When I get material it's from department stores or I go have a look around markets nearby and buy from there. I've never had clothes custom made by another person, but have made a couple of garments myself.
However if you mean you are going to a dressmaker to get your clothes custom made then I would expect that it would be easier for them to get the material, they'll know the places etc and if you tell them what you want I'm sure they'd be able to find the most similar material (just a guess)
I for one would not order fabric online. I like to be able to examine the materials in person, and see if the quality is there, what the colors are really like, and if it is appropriate for what I want to make.
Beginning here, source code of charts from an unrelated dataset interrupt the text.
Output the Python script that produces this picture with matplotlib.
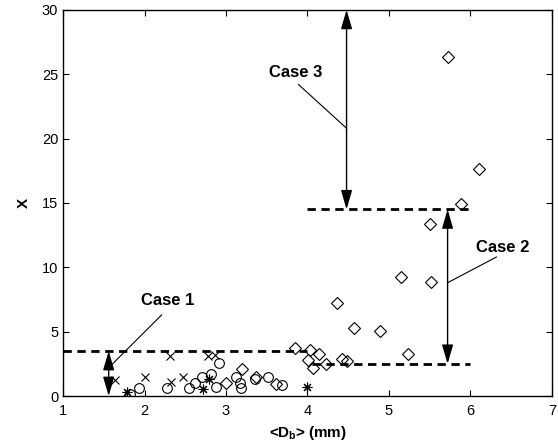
import matplotlib
matplotlib.use("Agg")
import matplotlib.pyplot as plt
import numpy as np

plt.rcParams["font.family"] = ["Liberation Sans", "DejaVu Sans"]
plt.rcParams["mathtext.fontset"] = "custom"
plt.rcParams["mathtext.rm"] = "Liberation Sans"
plt.rcParams["mathtext.bf"] = "Liberation Sans:bold"

# datos
cruz_x = [1.64, 2.01, 2.31, 2.33, 2.47, 2.78, 2.87]
cruz_y = [1.25, 1.45, 3.1, 1.1, 1.45, 3.1, 3.2]

circ_x = [1.82, 1.93, 2.28, 2.55, 2.62, 2.71, 2.82, 2.88, 2.92, 3.12, 3.17, 3.18, 3.35, 3.51, 3.69]
circ_y = [0.15, 0.6, 0.6, 0.6, 1.0, 1.45, 1.7, 0.7, 2.55, 1.45, 1.0, 0.6, 1.3, 1.5, 0.85]

ast_x = [1.78, 2.72, 2.79, 3.99]
ast_y = [0.3, 0.55, 1.3, 0.7]

diam_x = [3.0, 3.2, 3.37, 3.61, 3.85, 4.03, 4.14, 4.01, 4.07, 4.23, 4.43, 4.48,
          4.36, 4.57, 4.89, 5.23, 5.15, 5.52, 5.50, 5.89, 6.11, 5.73]
diam_y = [1.0, 2.1, 1.5, 0.95, 3.7, 3.55, 3.25, 2.8, 2.2, 2.5, 2.9, 2.75,
          7.2, 5.3, 5.05, 3.3, 9.25, 8.85, 13.4, 14.9, 17.6, 26.3]

# limiares (y, x_ini, x_fim)
limiares = [(3.5, 1.0, 4.0), (2.5, 4.05, 6.0), (14.5, 4.0, 6.0)]

# casos: nome, x da seta, y_ini, y_fim, ponto na seta, ponta da linha, posicao do texto
casos = [("Case 1", 1.56, 0.0, 3.5, 2.2, (2.21, 6.3), (2.28, 7.45)),
         ("Case 2", 5.72, 2.5, 14.5, 8.8, (6.32, 10.8), (6.4, 11.5)),
         ("Case 3", 4.48, 14.5, 30.0, 20.8, (3.89, 24.2), (3.86, 25.1))]

fig = plt.figure(figsize=(5.58, 4.47), dpi=100)
ax = fig.add_axes([0.113, 0.114, 0.876, 0.864])

for y, x0, x1 in limiares:
    ax.plot([x0, x1], [y, y], color="black", lw=2.0, linestyle=(0, (3, 2)), zorder=2)

ax.plot(cruz_x, cruz_y, linestyle="none", marker="x", ms=5.5, mew=0.8, color="black", zorder=3)
ax.plot(circ_x, circ_y, linestyle="none", marker="o", ms=7, mew=0.8, mfc="none", mec="black", zorder=3)
ax.plot(ast_x, ast_y, linestyle="none", marker=(8, 2, 0), ms=7, mew=0.8, color="black", zorder=3)
ax.plot(diam_x, diam_y, linestyle="none", marker="D", ms=6, mew=0.8, mfc="none", mec="black", zorder=3)

for nome, xs, y0, y1, yp, ponta, pos in casos:
    ax.annotate("", xy=(xs, y1), xytext=(xs, y0),
                arrowprops=dict(arrowstyle="<|-|>,head_length=1.3,head_width=0.38",
                                color="black", lw=1.0, mutation_scale=9,
                                shrinkA=0, shrinkB=0), zorder=4)
    ax.plot([xs, ponta[0]], [yp, ponta[1]], color="black", lw=0.8, zorder=4)
    ax.text(pos[0], pos[1], nome, fontsize=12, fontweight="bold", ha="center", va="center")

ax.set_xlim(1, 7)
ax.set_ylim(0, 30)
ax.set_xticks(np.arange(1, 8, 1))
ax.set_yticks(np.arange(0, 31, 5))
ax.tick_params(direction="in", top=True, right=True, length=4, labelsize=10.5, width=0.8)
ax.tick_params(axis="x", pad=6)
for s in ax.spines.values():
    s.set_linewidth(1.0)

ax.set_xlabel(r"<D$_\mathbf{b}$> (mm)", fontsize=11, fontweight="bold", labelpad=4)
ax.set_ylabel("X", fontsize=11, fontweight="bold", rotation=90, labelpad=8)

fig.savefig("out.png", dpi=100)
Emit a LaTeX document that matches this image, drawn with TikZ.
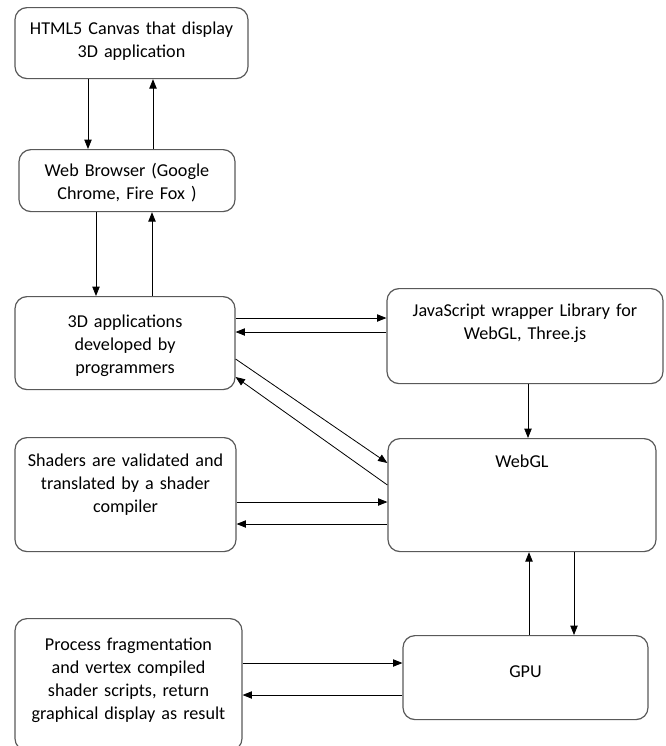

Fabric shops are all over the place and not hard to find, and you can get wonderful goods even from many of the cheaper ones.
Jo-Ann's and Hancock's are the major chains, and are actually very good, but I also like to shop from independent retailers. There's a local one here in Kansas City which deals principally with fine quality suitings and fabrics for formal wear.
If you are having clothes custom made, it is best to go shopping for fabric with your dressmaker if possible. That way you will be assured of getting the right materials for the jobs in the correct quantity.
i have ordered sample materials from a few places... much cheaper than buying heaps and finding its all wrong...
thanks as_you_like_it i may speak to some dress makers and see what materials they import.... i am trying to go for quality fabrics so that they will last years... but i heard chiffon can rip really easily when caught.
Chiffon is delicate, no matter where it comes from. It is a super-lightweight loosely woven fabric. Anything diaphanous, like chiffon, tulle (especially silken tulle) crepe, etc., are going to be more fragile than things like broadcloth, brocade, corduroy, etc. Among the lightweight fabrics, charmeuse and crepe wear pretty well where silks are concerned, and I am rather fond of cotton voile for summer wear. Another thing to consider are blends, especially the new microfibre synthetics, which can add greater wear and improve the "hand" of natural fibres with which they are mixed.
Satins may hold up well as far as integrity goes, but may lose their finish or get snagged, because their smooth, slick nature is created by having a dense layer of "floating" or unsecured weft threads which are subject to breakage or snags. Similarly, the smooth, mirrorlike finish of velvets will show wear as the nap gets crushed out of place or breaks down along seamlines. Any napped fabric will show wear along seamlines first, be it a gabardine, flannel, or even corduroy. Some fabrics actually look better when they wear in, however.
What sort of dress are you wanting to have made? Possibly I can give you some recommendations on what kind of fabric to look for.